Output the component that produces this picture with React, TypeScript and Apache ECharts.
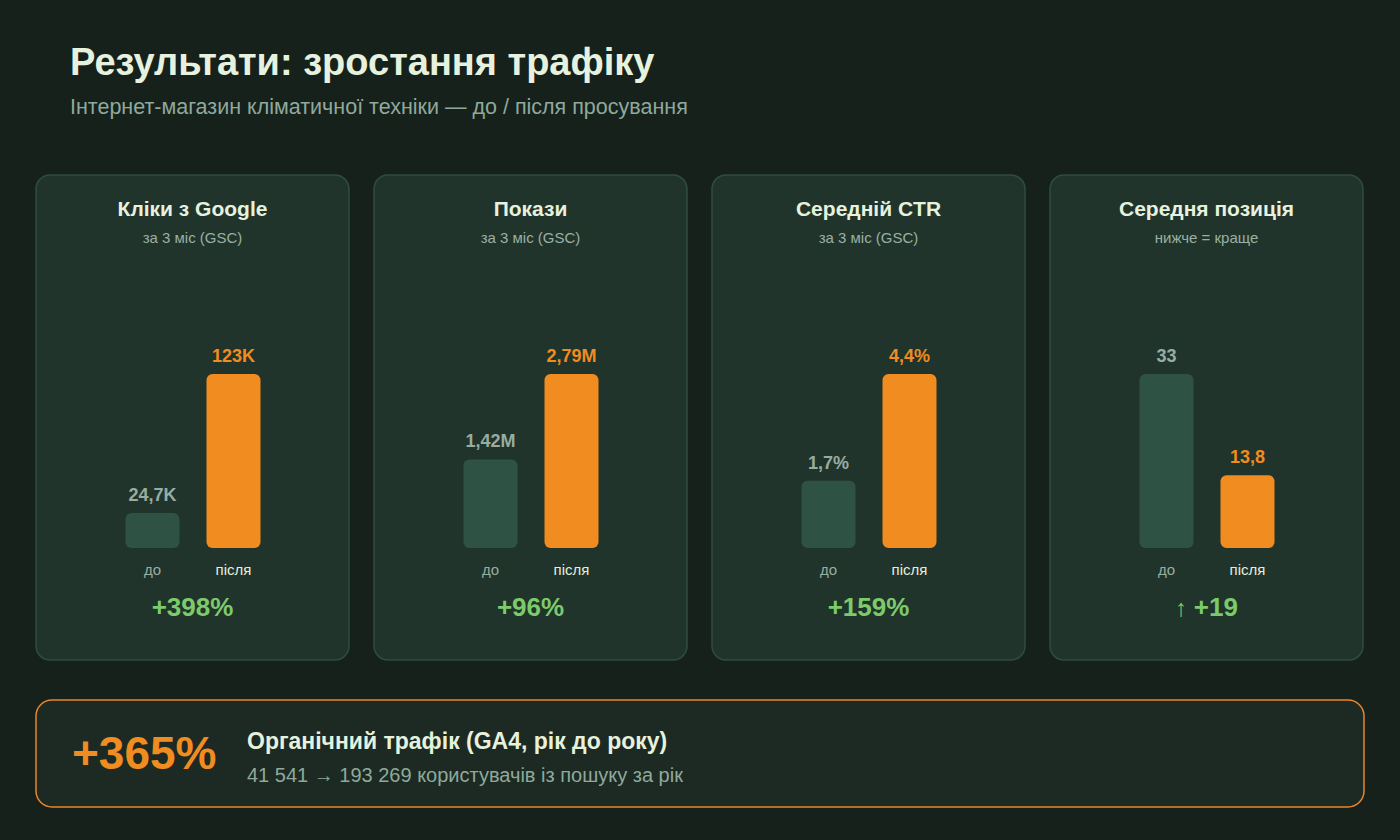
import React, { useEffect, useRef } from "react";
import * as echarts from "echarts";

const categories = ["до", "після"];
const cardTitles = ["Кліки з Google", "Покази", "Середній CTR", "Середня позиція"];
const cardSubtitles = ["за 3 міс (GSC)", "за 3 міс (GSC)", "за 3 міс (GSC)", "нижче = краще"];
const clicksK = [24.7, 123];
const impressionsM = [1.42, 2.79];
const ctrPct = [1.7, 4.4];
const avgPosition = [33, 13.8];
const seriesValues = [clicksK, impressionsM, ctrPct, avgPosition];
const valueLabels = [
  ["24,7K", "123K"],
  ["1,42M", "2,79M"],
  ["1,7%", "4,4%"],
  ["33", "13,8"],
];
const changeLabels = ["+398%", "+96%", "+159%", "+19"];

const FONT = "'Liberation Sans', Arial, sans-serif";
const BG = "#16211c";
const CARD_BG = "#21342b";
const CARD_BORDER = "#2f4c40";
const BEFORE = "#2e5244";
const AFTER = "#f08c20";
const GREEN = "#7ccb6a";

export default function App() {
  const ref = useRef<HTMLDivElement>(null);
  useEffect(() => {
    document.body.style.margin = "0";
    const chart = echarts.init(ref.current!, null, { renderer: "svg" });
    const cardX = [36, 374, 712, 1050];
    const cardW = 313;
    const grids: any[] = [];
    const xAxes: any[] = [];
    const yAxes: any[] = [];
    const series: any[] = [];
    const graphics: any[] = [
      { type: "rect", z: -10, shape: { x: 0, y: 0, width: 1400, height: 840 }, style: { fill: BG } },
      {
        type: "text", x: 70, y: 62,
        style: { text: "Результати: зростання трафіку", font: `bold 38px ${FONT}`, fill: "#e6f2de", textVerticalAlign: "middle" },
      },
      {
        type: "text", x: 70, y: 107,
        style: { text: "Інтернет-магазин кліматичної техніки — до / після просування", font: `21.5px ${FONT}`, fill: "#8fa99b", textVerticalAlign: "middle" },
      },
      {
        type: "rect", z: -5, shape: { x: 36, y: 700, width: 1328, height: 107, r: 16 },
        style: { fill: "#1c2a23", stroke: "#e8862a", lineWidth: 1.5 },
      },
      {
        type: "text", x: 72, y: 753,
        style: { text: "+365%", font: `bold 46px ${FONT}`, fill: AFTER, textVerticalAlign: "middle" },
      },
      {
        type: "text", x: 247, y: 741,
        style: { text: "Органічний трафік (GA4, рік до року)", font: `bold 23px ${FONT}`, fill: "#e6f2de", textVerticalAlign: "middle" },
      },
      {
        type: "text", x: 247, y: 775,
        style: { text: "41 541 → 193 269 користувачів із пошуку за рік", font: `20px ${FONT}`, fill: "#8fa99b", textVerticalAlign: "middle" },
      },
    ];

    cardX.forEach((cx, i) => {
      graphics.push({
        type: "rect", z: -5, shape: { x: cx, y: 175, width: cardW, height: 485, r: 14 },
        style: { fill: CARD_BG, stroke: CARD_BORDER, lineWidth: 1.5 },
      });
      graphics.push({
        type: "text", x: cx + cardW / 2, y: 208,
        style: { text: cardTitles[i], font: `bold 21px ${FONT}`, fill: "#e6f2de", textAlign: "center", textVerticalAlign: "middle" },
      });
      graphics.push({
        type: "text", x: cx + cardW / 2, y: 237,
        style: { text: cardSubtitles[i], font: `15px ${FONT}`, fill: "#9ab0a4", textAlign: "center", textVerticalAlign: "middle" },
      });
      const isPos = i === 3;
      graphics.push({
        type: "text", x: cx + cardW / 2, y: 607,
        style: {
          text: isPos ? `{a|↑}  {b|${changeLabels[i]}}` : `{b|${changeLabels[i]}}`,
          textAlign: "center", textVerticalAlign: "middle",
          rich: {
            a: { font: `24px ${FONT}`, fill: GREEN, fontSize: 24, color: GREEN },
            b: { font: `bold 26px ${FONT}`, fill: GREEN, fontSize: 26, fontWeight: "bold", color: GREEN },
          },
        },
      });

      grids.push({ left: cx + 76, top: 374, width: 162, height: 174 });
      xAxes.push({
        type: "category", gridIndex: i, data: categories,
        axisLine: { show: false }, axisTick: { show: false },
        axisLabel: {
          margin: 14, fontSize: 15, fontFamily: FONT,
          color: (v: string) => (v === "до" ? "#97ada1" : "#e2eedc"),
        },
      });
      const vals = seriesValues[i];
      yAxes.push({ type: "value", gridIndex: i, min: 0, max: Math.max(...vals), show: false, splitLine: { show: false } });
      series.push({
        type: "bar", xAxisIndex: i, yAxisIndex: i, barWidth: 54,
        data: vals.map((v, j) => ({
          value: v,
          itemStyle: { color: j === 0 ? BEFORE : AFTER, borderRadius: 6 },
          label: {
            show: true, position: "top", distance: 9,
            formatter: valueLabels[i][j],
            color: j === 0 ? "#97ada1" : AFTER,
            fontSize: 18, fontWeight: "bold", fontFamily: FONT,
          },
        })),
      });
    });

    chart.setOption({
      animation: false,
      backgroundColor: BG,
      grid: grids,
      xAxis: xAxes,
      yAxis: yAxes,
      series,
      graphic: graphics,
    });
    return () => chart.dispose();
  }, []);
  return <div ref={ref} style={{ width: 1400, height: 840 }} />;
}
§ §
Return the material line for line, from its beginning to the line that contains "import * as", with the pictures left out.

Output the component that produces this picture with React, TypeScript and Apache ECharts.
import React, { useEffect, useRef } from "react";
import * as echarts from "echarts";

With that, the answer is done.